■ Instructions to follow ■
Your task is to copy the listing exactly. Drop any pictures from the copy.

■ Recorded data ■
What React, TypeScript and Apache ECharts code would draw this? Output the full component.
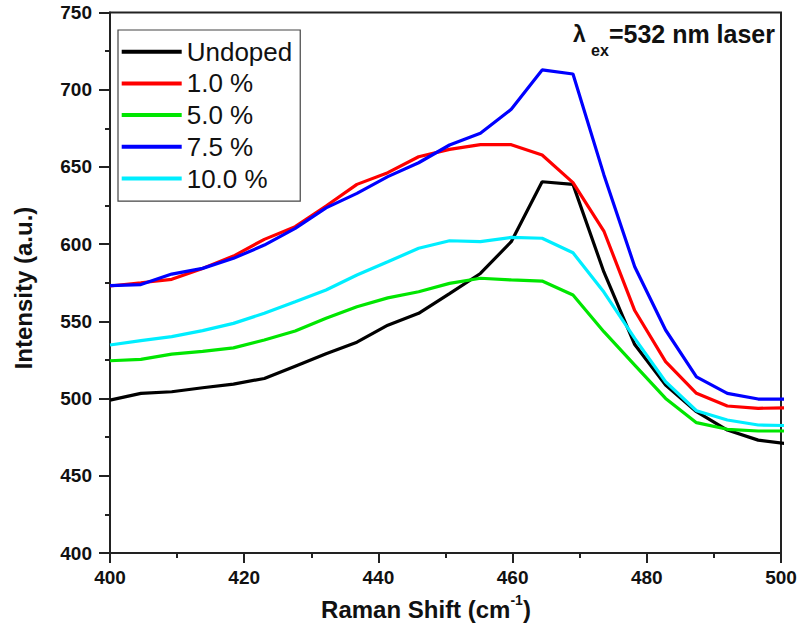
import React, { useEffect, useRef } from "react";
import * as echarts from "echarts";

const ramanShift = [400, 404.6, 409.2, 413.8, 418.4, 423.0, 427.6, 432.2, 436.8, 441.4, 446.0, 450.6, 455.2, 459.8, 464.4, 469.0, 473.6, 478.2, 482.8, 487.4, 492.0, 496.6, 501.2];

const undoped = [499, 503.4, 504.4, 507, 509.4, 513, 521, 529, 536.5, 547.5, 555.2, 568, 581, 601.6, 640.4, 638.7, 582, 535, 508.8, 491.5, 479.6, 473.1, 470.5];
const dop1 = [572.9, 575, 577.2, 584.3, 592.3, 603.1, 611.3, 624.7, 638.7, 646.3, 656.6, 661.4, 664.4, 664.4, 657.7, 639.8, 608.5, 557, 523.9, 503.4, 495.2, 493.7, 494];
const dop5 = [524.5, 525.4, 528.8, 530.6, 532.8, 537.9, 543.7, 552, 559.5, 565.2, 569.2, 574.6, 577.9, 576.8, 576.1, 567.1, 543.3, 521.7, 500.1, 484.4, 480.1, 479, 479];
const dop75 = [573.2, 573.8, 580.6, 584.3, 590.8, 599.4, 610.2, 623.5, 632.9, 643.7, 652.7, 664.2, 671.8, 687.3, 712.8, 710.2, 645, 585.4, 544.4, 514.1, 503.4, 499.7, 499.7];
const dop10 = [534.7, 537.5, 540.1, 544, 548.7, 555.2, 562.7, 570.3, 580, 588.6, 597.3, 602.2, 601.6, 604.4, 603.8, 594.4, 569, 539, 510.9, 492.1, 486.1, 482.9, 482.5];

const seriesNames = ["Undoped", "1.0 %", "5.0 %", "7.5 %", "10.0 %"];
const seriesColors = ["#000000", "#ff0000", "#00e600", "#0000ff", "#00eeff"];
const seriesValues = [undoped, dop1, dop5, dop75, dop10];

const xTicks = { min: 400, max: 500, interval: 20 };
const yTicks = { min: 400, max: 750, interval: 50 };

const FONT = "Arial, 'Liberation Sans', Helvetica, sans-serif";

export default function App() {
  const ref = useRef<HTMLDivElement>(null);
  useEffect(() => {
    if (!ref.current) return;
    const chart = echarts.init(ref.current, null, { renderer: "svg" });
    const series = seriesNames.map((name, i) => ({
      name,
      type: "line",
      data: ramanShift.map((x, j) => [x, seriesValues[i][j]]),
      symbol: "none",
      lineStyle: { color: seriesColors[i], width: 3.2 },
      itemStyle: { color: seriesColors[i] },
      clip: true,
      z: 3,
    }));
    chart.setOption({
      animation: false,
      backgroundColor: "#ffffff",
      textStyle: { fontFamily: FONT },
      grid: {
        left: 110,
        right: 19,
        top: 12.5,
        bottom: 87,
        show: true,
        borderColor: "#222",
        borderWidth: 2,
        backgroundColor: "transparent",
      },
      legend: {
        orient: "vertical",
        left: 118,
        top: 30,
        padding: [7.7, 8, 8.7, 3.7],
        borderColor: "#444",
        borderWidth: 1.2,
        icon: "rect",
        itemWidth: 60,
        itemHeight: 4,
        itemGap: 3.7,
        textStyle: { fontSize: 26, color: "#111", fontFamily: FONT, lineHeight: 28 },
        data: seriesNames.map((n, i) => ({ name: n, itemStyle: { color: seriesColors[i] } })),
      },
      xAxis: {
        type: "value",
        min: xTicks.min,
        max: xTicks.max,
        interval: xTicks.interval,
        axisLine: { onZero: false, lineStyle: { color: "#222", width: 2 } },
        axisTick: { inside: false, length: 10, lineStyle: { color: "#222", width: 2 } },
        minorTick: { show: true, splitNumber: 2, length: 5, lineStyle: { color: "#222", width: 2 } },
        splitLine: { show: false },
        axisLabel: { fontSize: 19, fontWeight: "bold", color: "#111", margin: 15, fontFamily: FONT },
      },
      yAxis: {
        type: "value",
        min: yTicks.min,
        max: yTicks.max,
        interval: yTicks.interval,
        axisLine: { show: true, onZero: false, lineStyle: { color: "#222", width: 2 } },
        axisTick: { show: true, inside: false, length: 11, lineStyle: { color: "#222", width: 2 } },
        minorTick: { show: true, splitNumber: 2, length: 5, lineStyle: { color: "#222", width: 2 } },
        splitLine: { show: false },
        axisLabel: { fontSize: 19, fontWeight: "bold", color: "#111", margin: 18, fontFamily: FONT },
      },
      graphic: [
        {
          type: "text",
          x: 426,
          y: 607,
          style: {
            text: "{t|Raman Shift (cm}{s|-1}{t|)}",
            align: "center",
            verticalAlign: "middle",
            fill: "#111",
            rich: {
              t: { fontSize: 24, fontWeight: "bold", fontFamily: FONT, lineHeight: 28, verticalAlign: "bottom" },
              s: { fontSize: 14, fontWeight: "bold", fontFamily: FONT, lineHeight: 28, verticalAlign: "top" },
            },
          },
        },
        {
          type: "text",
          x: 23,
          y: 288,
          rotation: Math.PI / 2,
          style: {
            text: "Intensity (a.u.)",
            align: "center",
            verticalAlign: "middle",
            fontSize: 24,
            fontWeight: "bold",
            fontFamily: FONT,
            fill: "#111",
          },
        },
        {
          type: "text",
          x: 573,
          y: 34,
          style: { text: "λ", fontSize: 23, fontWeight: "bold", fontFamily: FONT, fill: "#111", align: "left", verticalAlign: "middle" },
        },
        {
          type: "text",
          x: 591,
          y: 50,
          style: { text: "ex", fontSize: 16, fontWeight: "bold", fontFamily: FONT, fill: "#111", align: "left", verticalAlign: "middle" },
        },
        {
          type: "text",
          x: 775,
          y: 34,
          style: { text: "=532 nm laser", fontSize: 25, fontWeight: "bold", fontFamily: FONT, fill: "#111", align: "right", verticalAlign: "middle" },
        },
      ],
      series,
    });
    return () => chart.dispose();
  }, []);
  return <div ref={ref} style={{ width: 800, height: 640, position: "absolute", left: 0, top: 0 }} />;
}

■ Task output ■
What React, TypeScript and Apache ECharts code would draw this? Output the full component.
import React, { useEffect, useRef } from "react";
import * as echarts from "echarts";

const ramanShift = [400, 404.6, 409.2, 413.8, 418.4, 423.0, 427.6, 432.2, 436.8, 441.4, 446.0, 450.6, 455.2, 459.8, 464.4, 469.0, 473.6, 478.2, 482.8, 487.4, 492.0, 496.6, 501.2];

const undoped = [499, 503.4, 504.4, 507, 509.4, 513, 521, 529, 536.5, 547.5, 555.2, 568, 581, 601.6, 640.4, 638.7, 582, 535, 508.8, 491.5, 479.6, 473.1, 470.5];
const dop1 = [572.9, 575, 577.2, 584.3, 592.3, 603.1, 611.3, 624.7, 638.7, 646.3, 656.6, 661.4, 664.4, 664.4, 657.7, 639.8, 608.5, 557, 523.9, 503.4, 495.2, 493.7, 494];
const dop5 = [524.5, 525.4, 528.8, 530.6, 532.8, 537.9, 543.7, 552, 559.5, 565.2, 569.2, 574.6, 577.9, 576.8, 576.1, 567.1, 543.3, 521.7, 500.1, 484.4, 480.1, 479, 479];
const dop75 = [573.2, 573.8, 580.6, 584.3, 590.8, 599.4, 610.2, 623.5, 632.9, 643.7, 652.7, 664.2, 671.8, 687.3, 712.8, 710.2, 645, 585.4, 544.4, 514.1, 503.4, 499.7, 499.7];
const dop10 = [534.7, 537.5, 540.1, 544, 548.7, 555.2, 562.7, 570.3, 580, 588.6, 597.3, 602.2, 601.6, 604.4, 603.8, 594.4, 569, 539, 510.9, 492.1, 486.1, 482.9, 482.5];

const seriesNames = ["Undoped", "1.0 %", "5.0 %", "7.5 %", "10.0 %"];
const seriesColors = ["#000000", "#ff0000", "#00e600", "#0000ff", "#00eeff"];
const seriesValues = [undoped, dop1, dop5, dop75, dop10];

const xTicks = { min: 400, max: 500, interval: 20 };
const yTicks = { min: 400, max: 750, interval: 50 };

const FONT = "Arial, 'Liberation Sans', Helvetica, sans-serif";

export default function App() {
  const ref = useRef<HTMLDivElement>(null);
  useEffect(() => {
    if (!ref.current) return;
    const chart = echarts.init(ref.current, null, { renderer: "svg" });
    const series = seriesNames.map((name, i) => ({
      name,
      type: "line",
      data: ramanShift.map((x, j) => [x, seriesValues[i][j]]),
      symbol: "none",
      lineStyle: { color: seriesColors[i], width: 3.2 },
      itemStyle: { color: seriesColors[i] },
      clip: true,
      z: 3,
    }));
    chart.setOption({
      animation: false,
      backgroundColor: "#ffffff",
      textStyle: { fontFamily: FONT },
      grid: {
        left: 110,
        right: 19,
        top: 12.5,
        bottom: 87,
        show: true,
        borderColor: "#222",
        borderWidth: 2,
        backgroundColor: "transparent",
      },
      legend: {
        orient: "vertical",
        left: 118,
        top: 30,
        padding: [7.7, 8, 8.7, 3.7],
        borderColor: "#444",
        borderWidth: 1.2,
        icon: "rect",
        itemWidth: 60,
        itemHeight: 4,
        itemGap: 3.7,
        textStyle: { fontSize: 26, color: "#111", fontFamily: FONT, lineHeight: 28 },
        data: seriesNames.map((n, i) => ({ name: n, itemStyle: { color: seriesColors[i] } })),
      },
      xAxis: {
        type: "value",
        min: xTicks.min,
        max: xTicks.max,
        interval: xTicks.interval,
        axisLine: { onZero: false, lineStyle: { color: "#222", width: 2 } },
        axisTick: { inside: false, length: 10, lineStyle: { color: "#222", width: 2 } },
        minorTick: { show: true, splitNumber: 2, length: 5, lineStyle: { color: "#222", width: 2 } },
        splitLine: { show: false },
        axisLabel: { fontSize: 19, fontWeight: "bold", color: "#111", margin: 15, fontFamily: FONT },
      },
      yAxis: {
        type: "value",
        min: yTicks.min,
        max: yTicks.max,
        interval: yTicks.interval,
        axisLine: { show: true, onZero: false, lineStyle: { color: "#222", width: 2 } },
        axisTick: { show: true, inside: false, length: 11, lineStyle: { color: "#222", width: 2 } },
        minorTick: { show: true, splitNumber: 2, length: 5, lineStyle: { color: "#222", width: 2 } },
        splitLine: { show: false },
        axisLabel: { fontSize: 19, fontWeight: "bold", color: "#111", margin: 18, fontFamily: FONT },
      },
      graphic: [
        {
          type: "text",
          x: 426,
          y: 607,
          style: {
            text: "{t|Raman Shift (cm}{s|-1}{t|)}",
            align: "center",
            verticalAlign: "middle",
            fill: "#111",
            rich: {
              t: { fontSize: 24, fontWeight: "bold", fontFamily: FONT, lineHeight: 28, verticalAlign: "bottom" },
              s: { fontSize: 14, fontWeight: "bold", fontFamily: FONT, lineHeight: 28, verticalAlign: "top" },
            },
          },
        },
        {
          type: "text",
          x: 23,
          y: 288,
          rotation: Math.PI / 2,
          style: {
            text: "Intensity (a.u.)",
            align: "center",
            verticalAlign: "middle",
            fontSize: 24,
            fontWeight: "bold",
            fontFamily: FONT,
            fill: "#111",
          },
        },
        {
          type: "text",
          x: 573,
          y: 34,
          style: { text: "λ", fontSize: 23, fontWeight: "bold", fontFamily: FONT, fill: "#111", align: "left", verticalAlign: "middle" },
        },
        {
          type: "text",
          x: 591,
          y: 50,
          style: { text: "ex", fontSize: 16, fontWeight: "bold", fontFamily: FONT, fill: "#111", align: "left", verticalAlign: "middle" },
        },
        {
          type: "text",
          x: 775,
          y: 34,
          style: { text: "=532 nm laser", fontSize: 25, fontWeight: "bold", fontFamily: FONT, fill: "#111", align: "right", verticalAlign: "middle" },
        },
      ],
      series,
    });
    return () => chart.dispose();
  }, []);
  return <div ref={ref} style={{ width: 800, height: 640, position: "absolute", left: 0, top: 0 }} />;
}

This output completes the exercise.